#### What is expected:
Please transcribe the data below exactly. Leave the pictures out.

#### Collected material:
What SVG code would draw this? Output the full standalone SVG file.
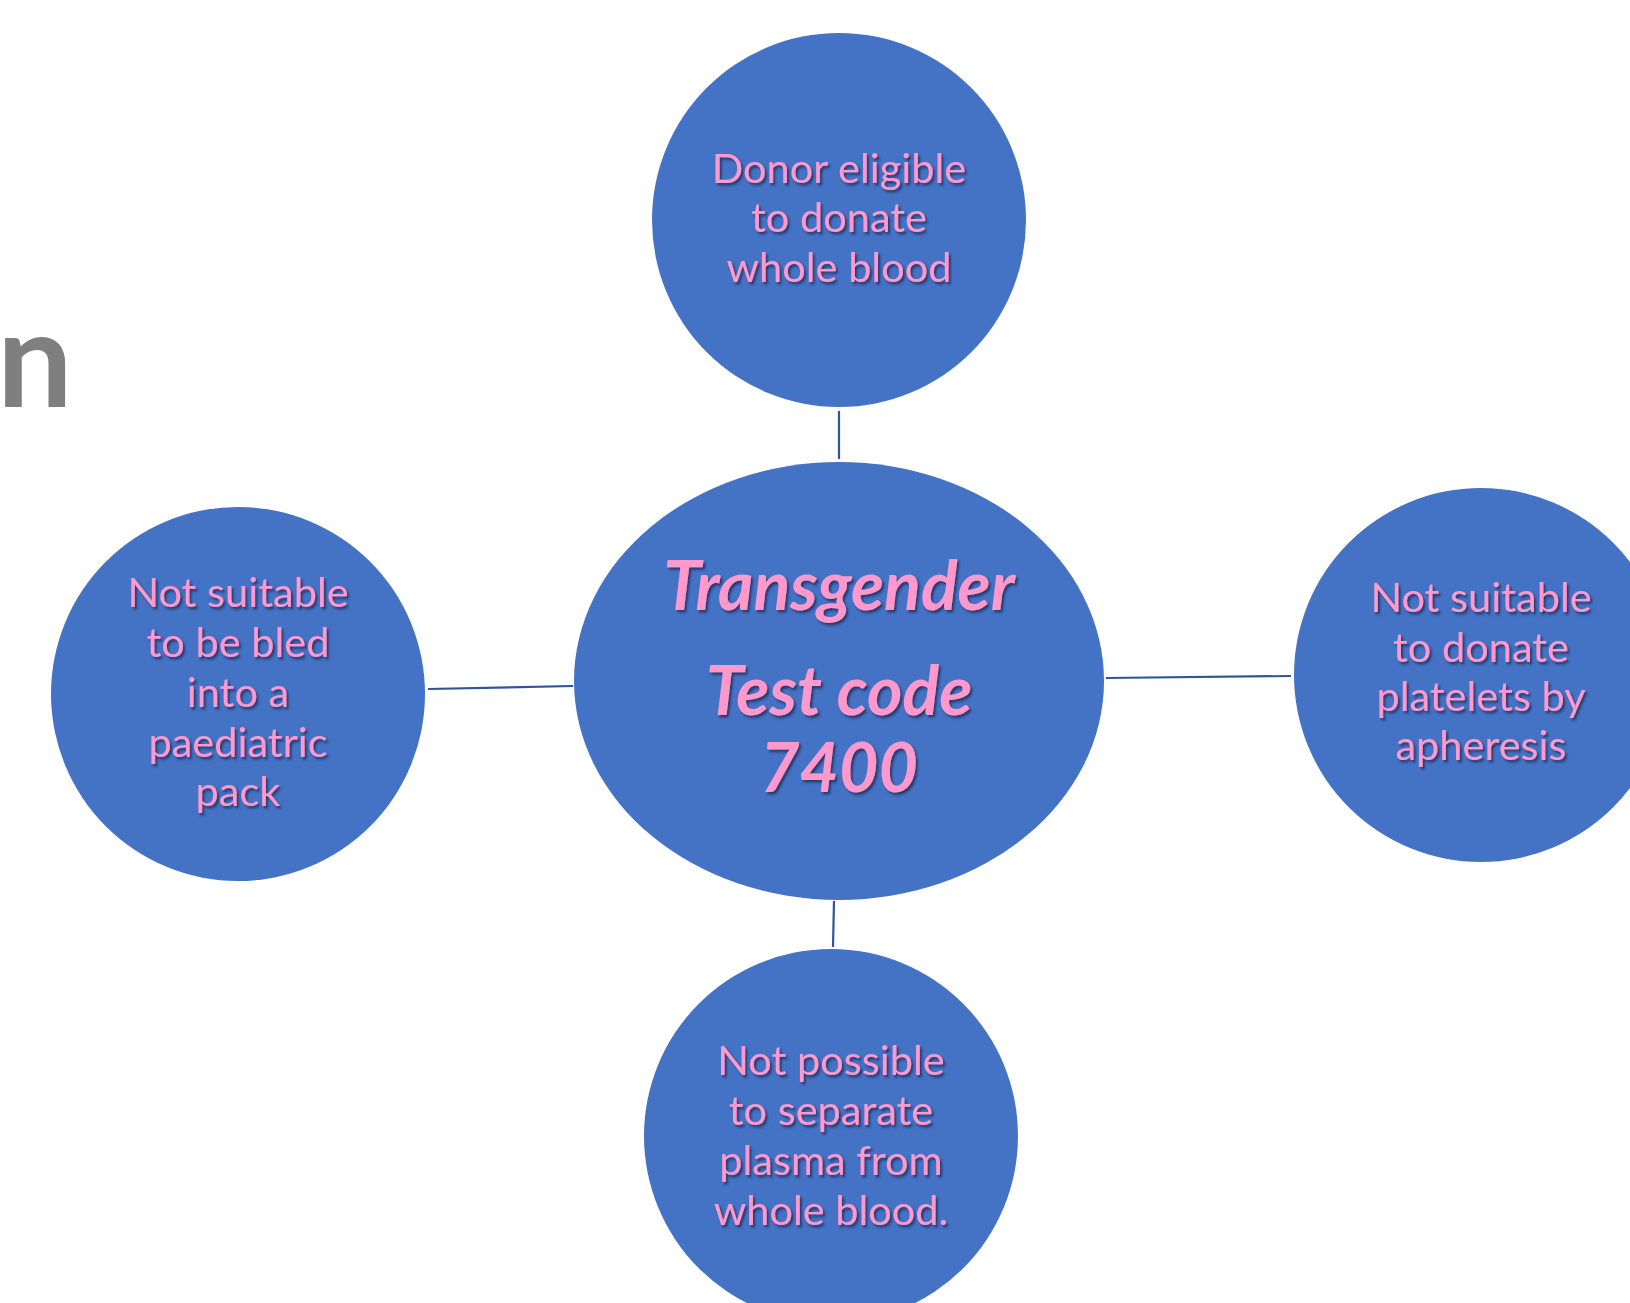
<svg xmlns="http://www.w3.org/2000/svg" width="1630" height="1303" viewBox="0 0 1630 1303">
  <defs>
    <filter id="ts" x="-10%" y="-30%" width="120%" height="160%">
      <feDropShadow dx="2" dy="2.5" stdDeviation="1.2" flood-color="#1a2a55" flood-opacity="0.75"/>
    </filter>
    <style>
      .node { fill: #4472C4; }
      .lbl { font-family: Lato, "Open Sans", "Liberation Sans", sans-serif; font-size: 41.5px; fill: #FF99CC; text-anchor: middle; filter: url(#ts); }
      .main { font-family: Lato, "Open Sans", "Liberation Sans", sans-serif; font-size: 68px; font-weight: bold; font-style: italic; fill: #FF99CC; text-anchor: middle; filter: url(#ts); }
      .conn { stroke: #2F5597; stroke-width: 2.2; fill: none; }
      .title { font-family: Lato, "Open Sans", "Liberation Sans", sans-serif; font-size: 134px; font-weight: bold; fill: #7F7F7F; }
    </style>
  </defs>
  <rect width="1630" height="1303" fill="#FFFFFF"/>
  <text class="title" x="-3" y="407">n</text>

  <g id="connectors">
    <line class="conn" x1="839" y1="411" x2="839" y2="459"/>
    <line class="conn" x1="428" y1="689" x2="573" y2="686"/>
    <line class="conn" x1="1106" y1="678" x2="1291" y2="676"/>
    <line class="conn" x1="834" y1="901" x2="833" y2="947"/>
  </g>

  <g id="node-top">
    <circle class="node" cx="839" cy="220" r="187"/>
    <text class="lbl" x="839" y="183">Donor eligible</text>
    <text class="lbl" x="839" y="232">to donate</text>
    <text class="lbl" x="839" y="282">whole blood</text>
  </g>

  <g id="node-center">
    <ellipse class="node" cx="839" cy="681" rx="265" ry="219"/>
    <text class="main" x="839" y="610">Transgender</text>
    <text class="main" x="839" y="715">Test code</text>
    <text class="main" x="839" y="792">7400</text>
  </g>

  <g id="node-left">
    <circle class="node" cx="238" cy="694" r="187"/>
    <text class="lbl" x="238" y="607">Not suitable</text>
    <text class="lbl" x="238" y="657">to be bled</text>
    <text class="lbl" x="238" y="707">into a</text>
    <text class="lbl" x="238" y="757">paediatric</text>
    <text class="lbl" x="238" y="806">pack</text>
  </g>

  <g id="node-right">
    <circle class="node" cx="1481" cy="675" r="187"/>
    <text class="lbl" x="1481" y="612">Not suitable</text>
    <text class="lbl" x="1481" y="662">to donate</text>
    <text class="lbl" x="1481" y="711">platelets by</text>
    <text class="lbl" x="1481" y="760">apheresis</text>
  </g>

  <g id="node-bottom">
    <circle class="node" cx="831" cy="1136" r="187"/>
    <text class="lbl" x="831" y="1075">Not possible</text>
    <text class="lbl" x="831" y="1125">to separate</text>
    <text class="lbl" x="831" y="1175">plasma from</text>
    <text class="lbl" x="831" y="1225">whole blood.</text>
  </g>
</svg>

#### Solution below:
What SVG code would draw this? Output the full standalone SVG file.
<svg xmlns="http://www.w3.org/2000/svg" width="1630" height="1303" viewBox="0 0 1630 1303">
  <defs>
    <filter id="ts" x="-10%" y="-30%" width="120%" height="160%">
      <feDropShadow dx="2" dy="2.5" stdDeviation="1.2" flood-color="#1a2a55" flood-opacity="0.75"/>
    </filter>
    <style>
      .node { fill: #4472C4; }
      .lbl { font-family: Lato, "Open Sans", "Liberation Sans", sans-serif; font-size: 41.5px; fill: #FF99CC; text-anchor: middle; filter: url(#ts); }
      .main { font-family: Lato, "Open Sans", "Liberation Sans", sans-serif; font-size: 68px; font-weight: bold; font-style: italic; fill: #FF99CC; text-anchor: middle; filter: url(#ts); }
      .conn { stroke: #2F5597; stroke-width: 2.2; fill: none; }
      .title { font-family: Lato, "Open Sans", "Liberation Sans", sans-serif; font-size: 134px; font-weight: bold; fill: #7F7F7F; }
    </style>
  </defs>
  <rect width="1630" height="1303" fill="#FFFFFF"/>
  <text class="title" x="-3" y="407">n</text>

  <g id="connectors">
    <line class="conn" x1="839" y1="411" x2="839" y2="459"/>
    <line class="conn" x1="428" y1="689" x2="573" y2="686"/>
    <line class="conn" x1="1106" y1="678" x2="1291" y2="676"/>
    <line class="conn" x1="834" y1="901" x2="833" y2="947"/>
  </g>

  <g id="node-top">
    <circle class="node" cx="839" cy="220" r="187"/>
    <text class="lbl" x="839" y="183">Donor eligible</text>
    <text class="lbl" x="839" y="232">to donate</text>
    <text class="lbl" x="839" y="282">whole blood</text>
  </g>

  <g id="node-center">
    <ellipse class="node" cx="839" cy="681" rx="265" ry="219"/>
    <text class="main" x="839" y="610">Transgender</text>
    <text class="main" x="839" y="715">Test code</text>
    <text class="main" x="839" y="792">7400</text>
  </g>

  <g id="node-left">
    <circle class="node" cx="238" cy="694" r="187"/>
    <text class="lbl" x="238" y="607">Not suitable</text>
    <text class="lbl" x="238" y="657">to be bled</text>
    <text class="lbl" x="238" y="707">into a</text>
    <text class="lbl" x="238" y="757">paediatric</text>
    <text class="lbl" x="238" y="806">pack</text>
  </g>

  <g id="node-right">
    <circle class="node" cx="1481" cy="675" r="187"/>
    <text class="lbl" x="1481" y="612">Not suitable</text>
    <text class="lbl" x="1481" y="662">to donate</text>
    <text class="lbl" x="1481" y="711">platelets by</text>
    <text class="lbl" x="1481" y="760">apheresis</text>
  </g>

  <g id="node-bottom">
    <circle class="node" cx="831" cy="1136" r="187"/>
    <text class="lbl" x="831" y="1075">Not possible</text>
    <text class="lbl" x="831" y="1125">to separate</text>
    <text class="lbl" x="831" y="1175">plasma from</text>
    <text class="lbl" x="831" y="1225">whole blood.</text>
  </g>
</svg>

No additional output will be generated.